→ **DIRECTION**: Within the records that follow, find every line containing the string "this". Copy those lines.

[Records with drawing code]
<<<<
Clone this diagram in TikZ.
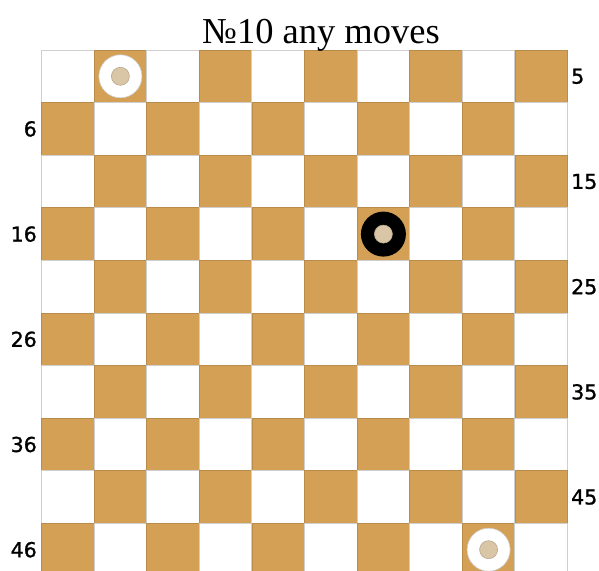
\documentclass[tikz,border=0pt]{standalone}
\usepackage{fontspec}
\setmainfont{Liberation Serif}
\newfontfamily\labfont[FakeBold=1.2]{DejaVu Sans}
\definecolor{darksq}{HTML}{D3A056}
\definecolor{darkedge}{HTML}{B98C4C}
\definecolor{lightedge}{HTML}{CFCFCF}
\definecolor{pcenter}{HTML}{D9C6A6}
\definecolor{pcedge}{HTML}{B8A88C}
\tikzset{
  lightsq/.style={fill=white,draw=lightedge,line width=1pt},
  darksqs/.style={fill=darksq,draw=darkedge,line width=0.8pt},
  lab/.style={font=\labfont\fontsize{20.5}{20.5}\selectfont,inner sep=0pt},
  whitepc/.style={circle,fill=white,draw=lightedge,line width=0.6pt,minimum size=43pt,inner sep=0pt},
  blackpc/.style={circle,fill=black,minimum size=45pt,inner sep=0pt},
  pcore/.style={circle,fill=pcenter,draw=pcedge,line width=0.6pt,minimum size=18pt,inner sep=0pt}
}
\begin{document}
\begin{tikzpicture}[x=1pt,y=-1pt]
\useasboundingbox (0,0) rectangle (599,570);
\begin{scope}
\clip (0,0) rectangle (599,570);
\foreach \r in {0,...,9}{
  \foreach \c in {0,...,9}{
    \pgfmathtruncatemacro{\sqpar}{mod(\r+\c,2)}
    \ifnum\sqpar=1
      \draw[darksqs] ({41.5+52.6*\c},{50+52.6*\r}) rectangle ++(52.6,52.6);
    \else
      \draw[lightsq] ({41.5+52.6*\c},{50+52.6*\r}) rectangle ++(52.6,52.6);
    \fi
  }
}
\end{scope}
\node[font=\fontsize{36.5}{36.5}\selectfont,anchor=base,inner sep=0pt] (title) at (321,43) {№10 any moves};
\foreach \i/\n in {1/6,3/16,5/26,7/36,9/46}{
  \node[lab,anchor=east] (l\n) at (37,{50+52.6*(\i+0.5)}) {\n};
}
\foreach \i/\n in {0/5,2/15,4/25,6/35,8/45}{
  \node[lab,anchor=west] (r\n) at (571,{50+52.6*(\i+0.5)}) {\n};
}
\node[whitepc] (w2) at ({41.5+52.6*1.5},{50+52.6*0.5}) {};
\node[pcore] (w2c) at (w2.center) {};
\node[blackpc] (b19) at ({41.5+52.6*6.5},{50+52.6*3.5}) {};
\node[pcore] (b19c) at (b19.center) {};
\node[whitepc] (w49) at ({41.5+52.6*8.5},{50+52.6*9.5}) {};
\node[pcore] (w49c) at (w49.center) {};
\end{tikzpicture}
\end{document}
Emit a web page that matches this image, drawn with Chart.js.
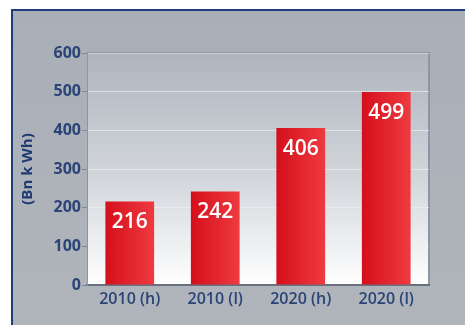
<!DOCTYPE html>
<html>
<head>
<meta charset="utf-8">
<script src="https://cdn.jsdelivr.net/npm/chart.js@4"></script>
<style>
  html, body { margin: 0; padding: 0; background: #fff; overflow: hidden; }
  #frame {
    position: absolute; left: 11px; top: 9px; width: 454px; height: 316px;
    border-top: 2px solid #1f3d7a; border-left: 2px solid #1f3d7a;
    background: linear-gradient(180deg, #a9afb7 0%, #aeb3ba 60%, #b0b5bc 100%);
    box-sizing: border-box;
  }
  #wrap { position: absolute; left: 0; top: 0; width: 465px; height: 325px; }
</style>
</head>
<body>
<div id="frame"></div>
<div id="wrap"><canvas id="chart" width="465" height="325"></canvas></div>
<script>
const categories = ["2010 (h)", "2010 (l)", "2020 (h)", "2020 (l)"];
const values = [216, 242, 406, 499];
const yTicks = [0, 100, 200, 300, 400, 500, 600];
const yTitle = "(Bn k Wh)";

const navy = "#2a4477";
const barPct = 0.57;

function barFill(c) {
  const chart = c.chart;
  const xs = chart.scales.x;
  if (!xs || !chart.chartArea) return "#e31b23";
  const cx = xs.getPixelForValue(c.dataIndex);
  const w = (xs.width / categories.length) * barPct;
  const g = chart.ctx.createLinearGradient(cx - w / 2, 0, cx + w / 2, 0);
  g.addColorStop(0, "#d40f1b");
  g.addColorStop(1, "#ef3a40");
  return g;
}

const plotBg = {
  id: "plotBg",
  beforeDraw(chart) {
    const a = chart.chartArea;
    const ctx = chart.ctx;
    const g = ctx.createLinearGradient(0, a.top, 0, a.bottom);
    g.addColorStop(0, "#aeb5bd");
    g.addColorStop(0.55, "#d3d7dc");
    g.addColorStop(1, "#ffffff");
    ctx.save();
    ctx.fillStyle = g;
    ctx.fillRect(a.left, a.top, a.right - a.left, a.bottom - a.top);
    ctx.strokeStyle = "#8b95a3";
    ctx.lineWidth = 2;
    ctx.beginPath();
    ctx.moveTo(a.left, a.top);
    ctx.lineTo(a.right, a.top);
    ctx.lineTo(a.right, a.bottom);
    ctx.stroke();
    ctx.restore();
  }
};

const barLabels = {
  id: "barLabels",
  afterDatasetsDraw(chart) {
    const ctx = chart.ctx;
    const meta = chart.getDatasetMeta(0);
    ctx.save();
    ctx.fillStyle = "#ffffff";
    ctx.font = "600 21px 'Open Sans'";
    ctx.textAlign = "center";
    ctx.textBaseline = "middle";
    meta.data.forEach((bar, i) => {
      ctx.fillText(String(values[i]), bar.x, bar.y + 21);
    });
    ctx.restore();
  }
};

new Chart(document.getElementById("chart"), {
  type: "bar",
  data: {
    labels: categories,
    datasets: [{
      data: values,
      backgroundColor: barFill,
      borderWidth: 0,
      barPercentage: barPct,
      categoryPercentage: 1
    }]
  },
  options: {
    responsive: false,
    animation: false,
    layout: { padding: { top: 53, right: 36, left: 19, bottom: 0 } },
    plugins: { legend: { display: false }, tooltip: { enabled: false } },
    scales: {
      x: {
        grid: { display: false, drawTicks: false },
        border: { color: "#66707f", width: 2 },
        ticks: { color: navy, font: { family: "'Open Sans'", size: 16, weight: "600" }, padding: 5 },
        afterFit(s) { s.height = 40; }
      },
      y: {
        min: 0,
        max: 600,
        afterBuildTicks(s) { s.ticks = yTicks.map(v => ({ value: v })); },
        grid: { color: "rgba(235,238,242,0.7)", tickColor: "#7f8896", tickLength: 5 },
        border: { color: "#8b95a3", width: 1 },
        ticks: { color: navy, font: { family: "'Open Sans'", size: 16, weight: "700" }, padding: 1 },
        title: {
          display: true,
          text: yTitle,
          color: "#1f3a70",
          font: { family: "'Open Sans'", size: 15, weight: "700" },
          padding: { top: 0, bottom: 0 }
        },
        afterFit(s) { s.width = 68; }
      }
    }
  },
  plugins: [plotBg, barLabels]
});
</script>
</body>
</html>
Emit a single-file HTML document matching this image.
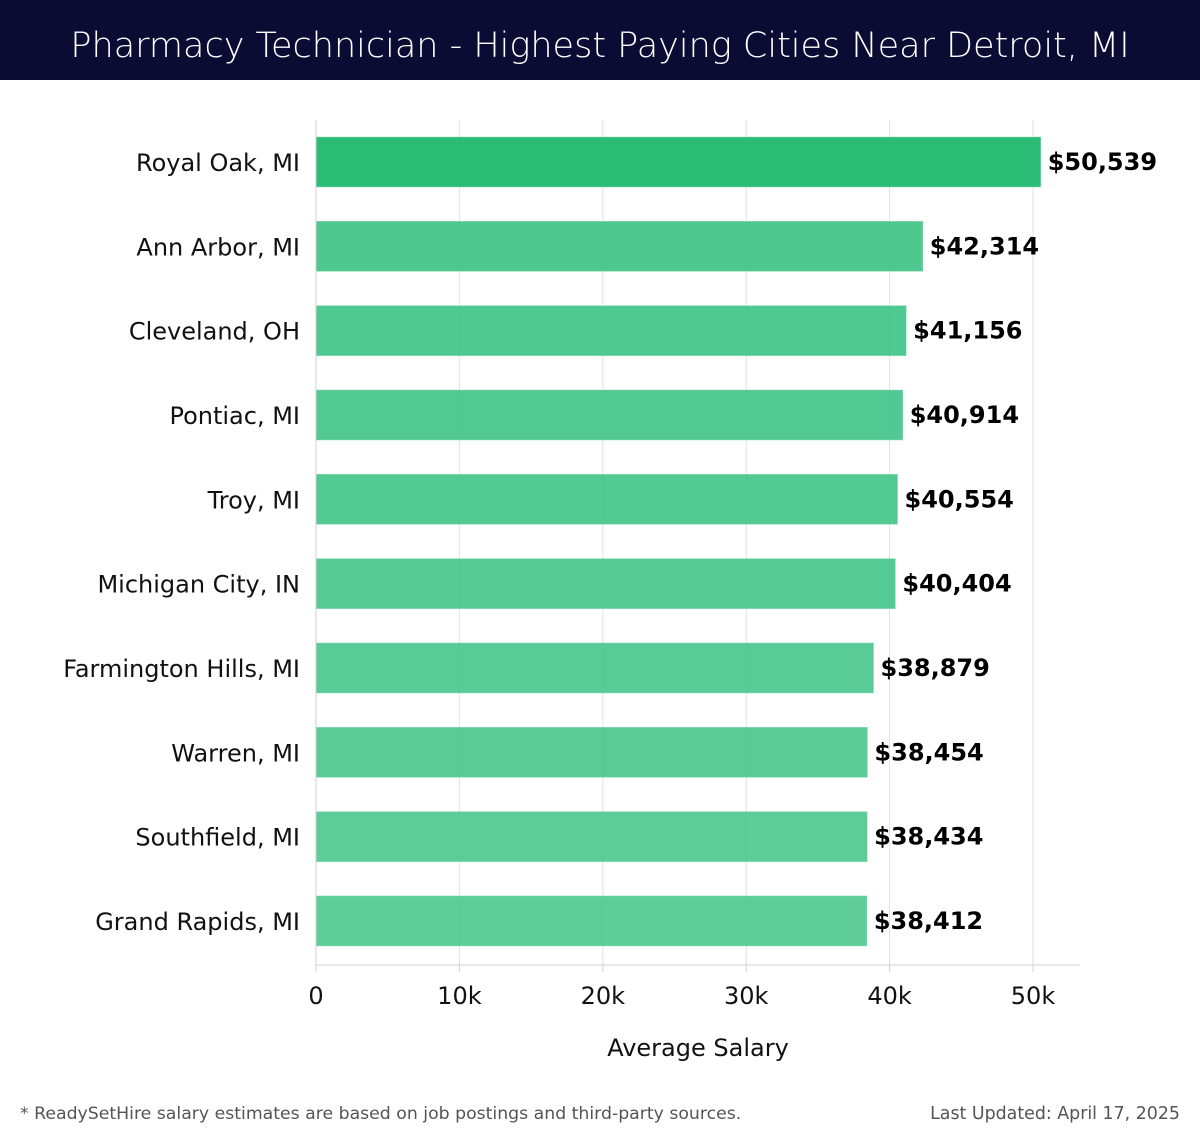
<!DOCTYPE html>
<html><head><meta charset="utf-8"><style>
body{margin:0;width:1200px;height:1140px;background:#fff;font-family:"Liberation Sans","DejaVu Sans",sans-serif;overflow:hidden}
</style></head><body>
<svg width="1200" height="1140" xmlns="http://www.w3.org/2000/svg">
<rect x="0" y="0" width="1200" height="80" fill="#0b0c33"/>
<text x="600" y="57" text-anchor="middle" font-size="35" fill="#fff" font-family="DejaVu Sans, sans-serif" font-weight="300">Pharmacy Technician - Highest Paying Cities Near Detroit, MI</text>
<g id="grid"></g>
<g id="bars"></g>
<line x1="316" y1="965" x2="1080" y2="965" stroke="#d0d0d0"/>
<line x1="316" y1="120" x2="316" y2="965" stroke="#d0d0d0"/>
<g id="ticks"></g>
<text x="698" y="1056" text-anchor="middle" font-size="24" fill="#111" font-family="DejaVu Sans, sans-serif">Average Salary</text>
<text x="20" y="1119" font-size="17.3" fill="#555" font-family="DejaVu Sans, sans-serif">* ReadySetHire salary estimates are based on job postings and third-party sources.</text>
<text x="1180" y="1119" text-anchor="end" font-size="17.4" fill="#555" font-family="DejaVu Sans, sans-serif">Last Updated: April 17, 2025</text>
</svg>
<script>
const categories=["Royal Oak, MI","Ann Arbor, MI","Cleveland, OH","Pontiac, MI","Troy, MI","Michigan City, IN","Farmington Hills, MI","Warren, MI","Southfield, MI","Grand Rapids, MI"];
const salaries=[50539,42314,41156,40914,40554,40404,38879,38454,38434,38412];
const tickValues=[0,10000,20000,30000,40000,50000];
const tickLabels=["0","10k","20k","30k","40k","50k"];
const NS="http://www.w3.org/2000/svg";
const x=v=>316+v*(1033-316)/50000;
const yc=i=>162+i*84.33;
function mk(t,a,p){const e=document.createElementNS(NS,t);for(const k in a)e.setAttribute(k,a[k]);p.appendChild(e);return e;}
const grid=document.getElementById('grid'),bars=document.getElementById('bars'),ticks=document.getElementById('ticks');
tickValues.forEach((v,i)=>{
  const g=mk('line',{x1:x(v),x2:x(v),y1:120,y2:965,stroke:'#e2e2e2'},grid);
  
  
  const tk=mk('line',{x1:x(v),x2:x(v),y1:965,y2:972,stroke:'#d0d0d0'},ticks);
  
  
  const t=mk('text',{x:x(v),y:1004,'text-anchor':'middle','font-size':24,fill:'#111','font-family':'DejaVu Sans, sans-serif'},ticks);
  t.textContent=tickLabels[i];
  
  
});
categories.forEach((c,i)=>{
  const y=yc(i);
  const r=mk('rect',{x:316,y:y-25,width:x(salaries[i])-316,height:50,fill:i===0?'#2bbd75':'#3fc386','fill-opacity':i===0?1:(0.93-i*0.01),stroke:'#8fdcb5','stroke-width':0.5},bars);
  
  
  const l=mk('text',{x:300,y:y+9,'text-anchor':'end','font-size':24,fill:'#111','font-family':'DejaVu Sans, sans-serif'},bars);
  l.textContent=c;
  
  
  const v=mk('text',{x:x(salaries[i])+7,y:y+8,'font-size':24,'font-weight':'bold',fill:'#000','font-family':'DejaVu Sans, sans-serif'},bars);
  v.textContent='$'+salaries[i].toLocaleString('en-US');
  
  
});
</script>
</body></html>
>>>>
→ **TASK RESPONSE**:
Clone this diagram in TikZ.
Emit a web page that matches this image, drawn with Chart.js.
Emit a single-file HTML document matching this image.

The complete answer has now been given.